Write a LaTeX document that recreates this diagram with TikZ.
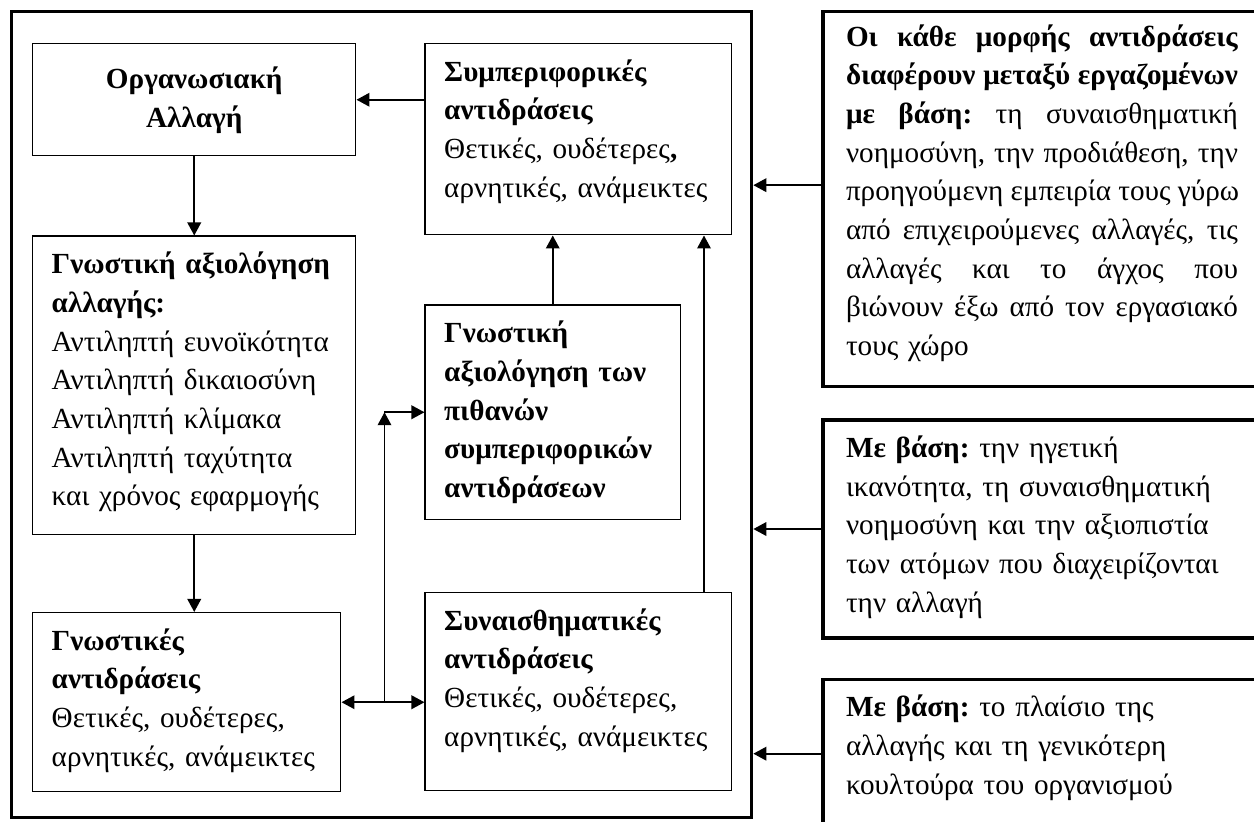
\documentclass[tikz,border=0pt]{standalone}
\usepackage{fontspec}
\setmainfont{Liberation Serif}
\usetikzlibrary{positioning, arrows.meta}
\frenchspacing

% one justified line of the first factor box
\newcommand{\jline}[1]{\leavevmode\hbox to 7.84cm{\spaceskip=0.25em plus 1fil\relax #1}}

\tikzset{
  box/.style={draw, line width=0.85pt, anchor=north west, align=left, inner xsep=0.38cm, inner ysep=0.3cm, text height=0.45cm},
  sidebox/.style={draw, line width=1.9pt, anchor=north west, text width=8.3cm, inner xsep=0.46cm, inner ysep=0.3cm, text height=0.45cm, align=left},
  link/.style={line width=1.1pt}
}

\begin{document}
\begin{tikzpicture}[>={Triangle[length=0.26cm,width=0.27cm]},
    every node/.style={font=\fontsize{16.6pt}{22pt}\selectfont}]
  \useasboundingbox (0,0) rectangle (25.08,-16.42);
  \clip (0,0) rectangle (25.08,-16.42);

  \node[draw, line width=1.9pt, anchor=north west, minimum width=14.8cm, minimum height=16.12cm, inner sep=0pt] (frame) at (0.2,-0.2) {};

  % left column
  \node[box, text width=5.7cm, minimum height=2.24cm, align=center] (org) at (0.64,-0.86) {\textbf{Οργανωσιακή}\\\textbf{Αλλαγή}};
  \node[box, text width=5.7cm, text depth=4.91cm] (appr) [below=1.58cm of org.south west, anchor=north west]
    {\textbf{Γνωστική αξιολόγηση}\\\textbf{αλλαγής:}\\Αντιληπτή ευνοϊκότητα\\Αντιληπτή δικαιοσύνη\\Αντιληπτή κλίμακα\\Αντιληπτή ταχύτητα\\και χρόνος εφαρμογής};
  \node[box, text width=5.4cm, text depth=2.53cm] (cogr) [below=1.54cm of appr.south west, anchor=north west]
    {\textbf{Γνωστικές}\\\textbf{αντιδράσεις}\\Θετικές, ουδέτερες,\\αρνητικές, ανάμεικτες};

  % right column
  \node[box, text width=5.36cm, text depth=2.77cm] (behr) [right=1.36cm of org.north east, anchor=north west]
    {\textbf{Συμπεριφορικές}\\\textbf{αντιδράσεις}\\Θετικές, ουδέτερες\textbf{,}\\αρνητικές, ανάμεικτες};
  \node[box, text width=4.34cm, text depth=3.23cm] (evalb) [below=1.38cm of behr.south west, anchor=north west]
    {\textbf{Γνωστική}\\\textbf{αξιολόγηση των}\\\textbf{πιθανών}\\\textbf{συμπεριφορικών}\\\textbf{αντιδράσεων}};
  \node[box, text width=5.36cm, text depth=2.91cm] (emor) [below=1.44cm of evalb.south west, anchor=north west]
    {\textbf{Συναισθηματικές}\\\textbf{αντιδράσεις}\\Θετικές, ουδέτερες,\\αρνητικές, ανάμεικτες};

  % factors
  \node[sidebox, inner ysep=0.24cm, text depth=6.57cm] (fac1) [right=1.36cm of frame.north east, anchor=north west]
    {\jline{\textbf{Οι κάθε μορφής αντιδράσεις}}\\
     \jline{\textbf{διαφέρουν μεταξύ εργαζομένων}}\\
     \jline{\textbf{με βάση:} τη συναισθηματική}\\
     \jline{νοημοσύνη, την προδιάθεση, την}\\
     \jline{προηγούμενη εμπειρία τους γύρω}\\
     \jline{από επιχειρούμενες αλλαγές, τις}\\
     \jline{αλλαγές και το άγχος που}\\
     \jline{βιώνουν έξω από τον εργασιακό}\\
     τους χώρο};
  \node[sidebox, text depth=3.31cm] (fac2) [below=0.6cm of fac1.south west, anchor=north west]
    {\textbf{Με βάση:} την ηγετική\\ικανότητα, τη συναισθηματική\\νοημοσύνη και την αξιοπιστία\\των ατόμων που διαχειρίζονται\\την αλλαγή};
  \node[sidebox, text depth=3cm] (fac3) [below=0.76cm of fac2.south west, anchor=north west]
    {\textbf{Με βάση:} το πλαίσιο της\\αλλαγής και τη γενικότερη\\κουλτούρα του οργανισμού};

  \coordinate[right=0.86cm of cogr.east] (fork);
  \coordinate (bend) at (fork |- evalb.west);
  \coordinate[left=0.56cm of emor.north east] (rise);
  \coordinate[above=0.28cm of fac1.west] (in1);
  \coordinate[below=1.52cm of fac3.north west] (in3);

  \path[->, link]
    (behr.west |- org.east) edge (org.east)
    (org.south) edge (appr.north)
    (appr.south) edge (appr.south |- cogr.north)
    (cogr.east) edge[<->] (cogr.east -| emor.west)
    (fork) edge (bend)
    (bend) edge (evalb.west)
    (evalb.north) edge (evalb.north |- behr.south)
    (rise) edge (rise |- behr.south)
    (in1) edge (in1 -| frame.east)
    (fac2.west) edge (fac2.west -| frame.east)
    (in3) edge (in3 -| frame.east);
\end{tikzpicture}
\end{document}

● WORK REQUIRED:
Copy each line in full and exactly, omitting any picture.

● RESPONSE:
Write a LaTeX document that recreates this diagram with TikZ.
\documentclass[tikz,border=0pt]{standalone}
\usepackage{fontspec}
\setmainfont{Liberation Serif}
\usetikzlibrary{positioning, arrows.meta}
\frenchspacing

% one justified line of the first factor box
\newcommand{\jline}[1]{\leavevmode\hbox to 7.84cm{\spaceskip=0.25em plus 1fil\relax #1}}

\tikzset{
  box/.style={draw, line width=0.85pt, anchor=north west, align=left, inner xsep=0.38cm, inner ysep=0.3cm, text height=0.45cm},
  sidebox/.style={draw, line width=1.9pt, anchor=north west, text width=8.3cm, inner xsep=0.46cm, inner ysep=0.3cm, text height=0.45cm, align=left},
  link/.style={line width=1.1pt}
}

\begin{document}
\begin{tikzpicture}[>={Triangle[length=0.26cm,width=0.27cm]},
    every node/.style={font=\fontsize{16.6pt}{22pt}\selectfont}]
  \useasboundingbox (0,0) rectangle (25.08,-16.42);
  \clip (0,0) rectangle (25.08,-16.42);

  \node[draw, line width=1.9pt, anchor=north west, minimum width=14.8cm, minimum height=16.12cm, inner sep=0pt] (frame) at (0.2,-0.2) {};

  % left column
  \node[box, text width=5.7cm, minimum height=2.24cm, align=center] (org) at (0.64,-0.86) {\textbf{Οργανωσιακή}\\\textbf{Αλλαγή}};
  \node[box, text width=5.7cm, text depth=4.91cm] (appr) [below=1.58cm of org.south west, anchor=north west]
    {\textbf{Γνωστική αξιολόγηση}\\\textbf{αλλαγής:}\\Αντιληπτή ευνοϊκότητα\\Αντιληπτή δικαιοσύνη\\Αντιληπτή κλίμακα\\Αντιληπτή ταχύτητα\\και χρόνος εφαρμογής};
  \node[box, text width=5.4cm, text depth=2.53cm] (cogr) [below=1.54cm of appr.south west, anchor=north west]
    {\textbf{Γνωστικές}\\\textbf{αντιδράσεις}\\Θετικές, ουδέτερες,\\αρνητικές, ανάμεικτες};

  % right column
  \node[box, text width=5.36cm, text depth=2.77cm] (behr) [right=1.36cm of org.north east, anchor=north west]
    {\textbf{Συμπεριφορικές}\\\textbf{αντιδράσεις}\\Θετικές, ουδέτερες\textbf{,}\\αρνητικές, ανάμεικτες};
  \node[box, text width=4.34cm, text depth=3.23cm] (evalb) [below=1.38cm of behr.south west, anchor=north west]
    {\textbf{Γνωστική}\\\textbf{αξιολόγηση των}\\\textbf{πιθανών}\\\textbf{συμπεριφορικών}\\\textbf{αντιδράσεων}};
  \node[box, text width=5.36cm, text depth=2.91cm] (emor) [below=1.44cm of evalb.south west, anchor=north west]
    {\textbf{Συναισθηματικές}\\\textbf{αντιδράσεις}\\Θετικές, ουδέτερες,\\αρνητικές, ανάμεικτες};

  % factors
  \node[sidebox, inner ysep=0.24cm, text depth=6.57cm] (fac1) [right=1.36cm of frame.north east, anchor=north west]
    {\jline{\textbf{Οι κάθε μορφής αντιδράσεις}}\\
     \jline{\textbf{διαφέρουν μεταξύ εργαζομένων}}\\
     \jline{\textbf{με βάση:} τη συναισθηματική}\\
     \jline{νοημοσύνη, την προδιάθεση, την}\\
     \jline{προηγούμενη εμπειρία τους γύρω}\\
     \jline{από επιχειρούμενες αλλαγές, τις}\\
     \jline{αλλαγές και το άγχος που}\\
     \jline{βιώνουν έξω από τον εργασιακό}\\
     τους χώρο};
  \node[sidebox, text depth=3.31cm] (fac2) [below=0.6cm of fac1.south west, anchor=north west]
    {\textbf{Με βάση:} την ηγετική\\ικανότητα, τη συναισθηματική\\νοημοσύνη και την αξιοπιστία\\των ατόμων που διαχειρίζονται\\την αλλαγή};
  \node[sidebox, text depth=3cm] (fac3) [below=0.76cm of fac2.south west, anchor=north west]
    {\textbf{Με βάση:} το πλαίσιο της\\αλλαγής και τη γενικότερη\\κουλτούρα του οργανισμού};

  \coordinate[right=0.86cm of cogr.east] (fork);
  \coordinate (bend) at (fork |- evalb.west);
  \coordinate[left=0.56cm of emor.north east] (rise);
  \coordinate[above=0.28cm of fac1.west] (in1);
  \coordinate[below=1.52cm of fac3.north west] (in3);

  \path[->, link]
    (behr.west |- org.east) edge (org.east)
    (org.south) edge (appr.north)
    (appr.south) edge (appr.south |- cogr.north)
    (cogr.east) edge[<->] (cogr.east -| emor.west)
    (fork) edge (bend)
    (bend) edge (evalb.west)
    (evalb.north) edge (evalb.north |- behr.south)
    (rise) edge (rise |- behr.south)
    (in1) edge (in1 -| frame.east)
    (fac2.west) edge (fac2.west -| frame.east)
    (in3) edge (in3 -| frame.east);
\end{tikzpicture}
\end{document}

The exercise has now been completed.